Entering small atmosphere
of haze and collision. A burn
to swallow smiling.
Everything became
out of body. Some bubbles
pop soon after floating
from the wand but I rode this
for years. The axis of my own
journey seems fleeting. And
the circular magnet of time pulls
me now like desire to step into
a cosmic pool and ride the
ripples I make to its end.

 

(originally published in Free Library of the Internet Void, Winter 2019)

Blur

for Mary Oliver

We walked along
the gray edges of
the river. And my
glasses had shattered.
This removed
the shape of things,
the perfect barren limbs
now perfect trees,
what I thought were boats
in the distance you told me
were wild geese going home–
and where else to go
but deeper? I wanted
to see what might be
around the bend, always
something– exactly the
grass we could not know
we needed, pines
that waved us
further into forest.

 

(originally published in Pacifica, Spring 2019)

 

Diffusion / NBA Finals, 2016

Pacing around the bar crowd, watching
the Cavaliers transfer heat to one another through
bullet passes around invisible perimeters, Kurt

and I keep drinking the strangers toward us.
“Gaseous diffusion,” he offers. “Alcohol
is only molecules bumping into each other.”

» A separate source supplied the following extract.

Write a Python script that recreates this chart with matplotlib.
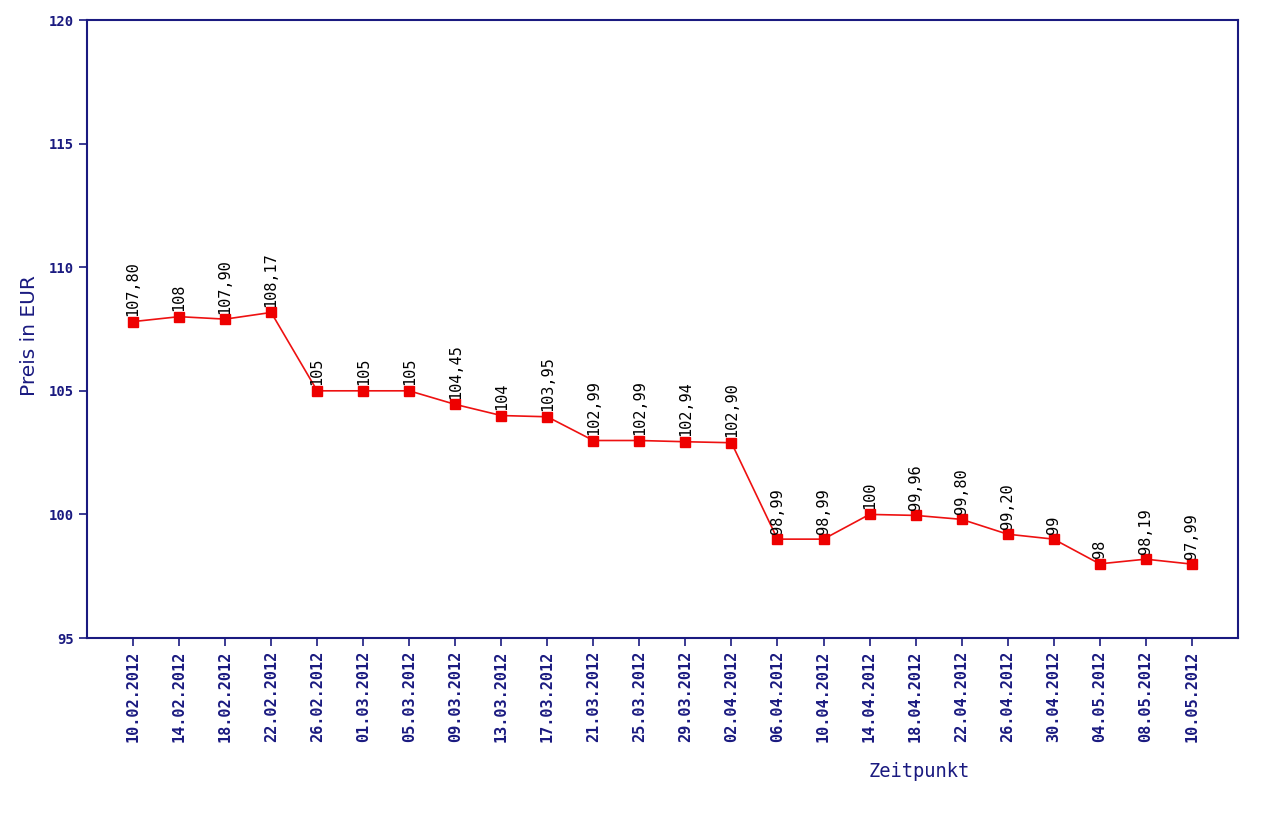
import matplotlib
matplotlib.use("Agg")
import matplotlib.pyplot as plt

dates = ["10.02.2012", "14.02.2012", "18.02.2012", "22.02.2012", "26.02.2012",
         "01.03.2012", "05.03.2012", "09.03.2012", "13.03.2012", "17.03.2012",
         "21.03.2012", "25.03.2012", "29.03.2012", "02.04.2012", "06.04.2012",
         "10.04.2012", "14.04.2012", "18.04.2012", "22.04.2012", "26.04.2012",
         "30.04.2012", "04.05.2012", "08.05.2012", "10.05.2012"]
prices = [107.80, 108, 107.90, 108.17, 105, 105, 105, 104.45, 104, 103.95,
          102.99, 102.99, 102.94, 102.90, 99.0, 99.0, 100, 99.96, 99.80, 99.20,
          99, 98, 98.19, 97.99]
labels = ["107,80", "108", "107,90", "108,17", "105", "105", "105", "104,45",
          "104", "103,95", "102,99", "102,99", "102,94", "102,90", "98,99",
          "98,99", "100", "99,96", "99,80", "99,20", "99", "98", "98,19", "97,99"]

navy = "#1a1a80"
mono = "DejaVu Sans Mono"

fig = plt.figure(figsize=(12.8, 8.14), dpi=100)
ax = fig.add_axes([0.068, 0.2162, 0.899, 0.7592])

x = list(range(len(prices)))
ax.plot(x, prices, color="#ee1111", linewidth=1.2, marker="s", markersize=7,
        markerfacecolor="#ee0000", markeredgecolor="#ee0000")

for xi, yi, lab in zip(x, prices, labels):
    ax.text(xi, yi + 0.22, lab, rotation=90, ha="center", va="bottom",
            fontsize=11, family=mono, color="black")

ax.set_xlim(-1, 24)
ax.set_ylim(95, 120)
ax.set_yticks([95, 100, 105, 110, 115, 120])
ax.set_xticks(x)
ax.set_xticklabels(dates, rotation=90, family=mono, fontsize=11,
                   color=navy, fontweight="bold")
for lab in ax.get_yticklabels():
    lab.set_family(mono)
    lab.set_fontweight("bold")
    lab.set_fontsize(10)
    lab.set_color(navy)

ax.tick_params(axis="both", direction="out", length=6, width=1.2, color=navy)
for sp in ax.spines.values():
    sp.set_color(navy)
    sp.set_linewidth(1.5)

ax.set_ylabel("Preis in EUR", fontsize=14.5, color=navy, family="DejaVu Sans")
ax.yaxis.set_label_coords(-0.042, 0.49)
ax.set_xlabel("Zeitpunkt", fontsize=13.5, color=navy, family=mono)
ax.xaxis.set_label_coords(0.723, -0.2)

fig.savefig("out.png", dpi=100)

Our bodies generate more heat with every swig,
the atmosphere tense but warm through
our gullets. We chug chaos in the blur,

invite a thousand basketballs to bounce up
and down halfcourt. The players don’t notice
our dribbled words in soundwaves processed

a million different ways in the space between
earlobe and brain. Endlessly the spectators
chant go to sleep because no one we want

to talk to wants to talk to us, our zigzagged steps
combining with the sound of a team on the verge
of climbing a challenging mountain though

the peak is steep so we try nothing more
but the drinks that keep us moving. To stop
would be to hear the room’s haunting cheer.

 

(originally published in The Drunken Llama, Fall 2018)

Southbound in February

  Almost swerved to Akron
      to delay our southbound silence
          before another car skidded into steel.
                 We smoked exhaust
            with sedans which scrunched
                    around us. Wiper squeals
            revealed hymnal landscapes
                through murky glass.
              I revel in footprints buried by snow
                                             yet do not know what–
                               if our black tires composed
                                     cadenzas in the slickening slush,
                           ambulance’s red, beating
                                    bongos thumping toward us
                                            –what we could have said
                                                   that would have ever been enough.